Is a Cosigner Credit Affected? Here’s How
Discover the full impact of cosigning on your credit score. This guide explains how your credit can be affected, for better or worse, and your responsibilities.
Discover the full impact of cosigning on your credit score. This guide explains how your credit can be affected, for better or worse, and your responsibilities.
A cosigner assumes legal responsibility for someone else’s debt. This arrangement is typically sought when a primary borrower cannot secure a loan independently due to insufficient credit history or lower credit scores. Cosigning carries implications for your credit, which can be both favorable and unfavorable depending on the primary borrower’s payment behavior. It directly links your financial standing to another individual’s ability to manage their debt. While you do not gain access to the funds or property tied to the agreement, your commitment is significant.
When an individual cosigns a loan or credit account, that account is typically added to their credit report, mirroring its appearance on the primary borrower’s report. This means the cosigner is listed as an equally responsible party for the debt. The co-signed debt becomes part of your credit history, appearing as a tradeline and account history, making the loan visible to other lenders. A new hard inquiry is typically made on your credit report when the loan is initially applied for, which can cause a temporary dip in your score.
A cosigned account directly influences a cosigner’s credit score, with outcomes dependent on the primary borrower’s actions. Consistent, on-time payments by the primary borrower can positively affect the cosigner’s credit score. This contributes to a strong payment history, a significant factor in credit score calculations. Successful management of the account can also diversify the cosigner’s credit mix, potentially offering a slight boost to their score by demonstrating experience with different credit types.
Conversely, late payments, missed payments, or defaults by the primary borrower will negatively impact the cosigner’s credit score. Each instance of a payment over 30 days past due can be reported to credit bureaus, causing a reduction in your score. If the account goes to collections or results in repossession, derogatory marks can severely damage your credit and remain on your report for up to seven years.
Several variables can amplify or mitigate the credit impact of cosigning. The type of loan, such as a mortgage, auto loan, or student loan, can have varying impacts due to its size, term, and reporting frequency.

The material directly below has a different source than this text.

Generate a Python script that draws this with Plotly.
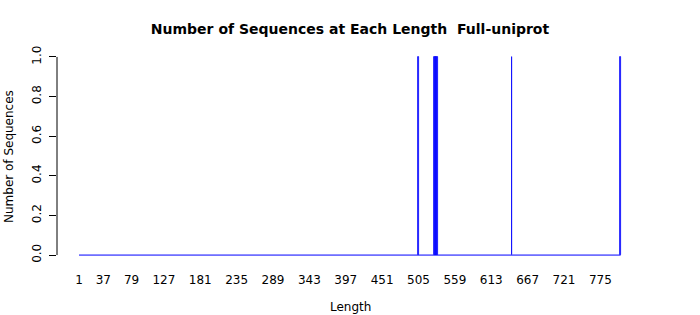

For instance, a larger loan amount can significantly affect your debt-to-income ratio and credit utilization ratios, potentially limiting your ability to qualify for additional credit.
The cosigner’s existing credit profile also plays a role, as the impact might differ based on their current credit score and existing debt. Someone with a limited credit history might see a more pronounced immediate change from a new account. The age of the account contributes to the overall length of your credit history and the average age of accounts. A new loan can initially lower the average age of accounts, which is a minor factor in credit scoring models.
Cosigning a loan means you are legally obligated to repay the debt if the primary borrower fails to do so. This responsibility extends to the full amount owed, including any late fees or collection costs. Lenders can pursue the cosigner for payment without first attempting to collect from the primary borrower. If the primary borrower defaults, the lender may take legal action against you, potentially leading to wage garnishments or asset seizures to recover the debt.
Your financial standing beyond just your credit score is affected, as the cosigned loan increases your debt-to-income ratio. This can make it more challenging for you to obtain new credit or loans for yourself, even if the primary borrower makes timely payments. You assume the risk of the primary borrower’s financial decisions, which can have significant and lasting consequences on your personal finances.
For cosigners seeking to remove their responsibility from a loan, several methods exist. Refinancing the loan is a primary strategy, where the primary borrower obtains a new loan in their name only to pay off the original cosigned debt. This releases the cosigner, but the primary borrower must qualify for the new loan based on their own credit and income. This option often involves new loan terms and potentially different interest rates.
Some lenders offer specific cosigner release clauses, allowing for removal after certain conditions are met. These conditions typically include a specified number of consecutive on-time payments, often ranging from 12 to 48 months, and a credit review of the primary borrower to ensure they can assume sole responsibility. It is important to check the original loan agreement for such provisions, as not all loans include this option. The most straightforward way to remove cosigner responsibility is when the primary borrower pays off the loan in full. Once the loan balance is zero, the cosigner’s obligation is automatically terminated.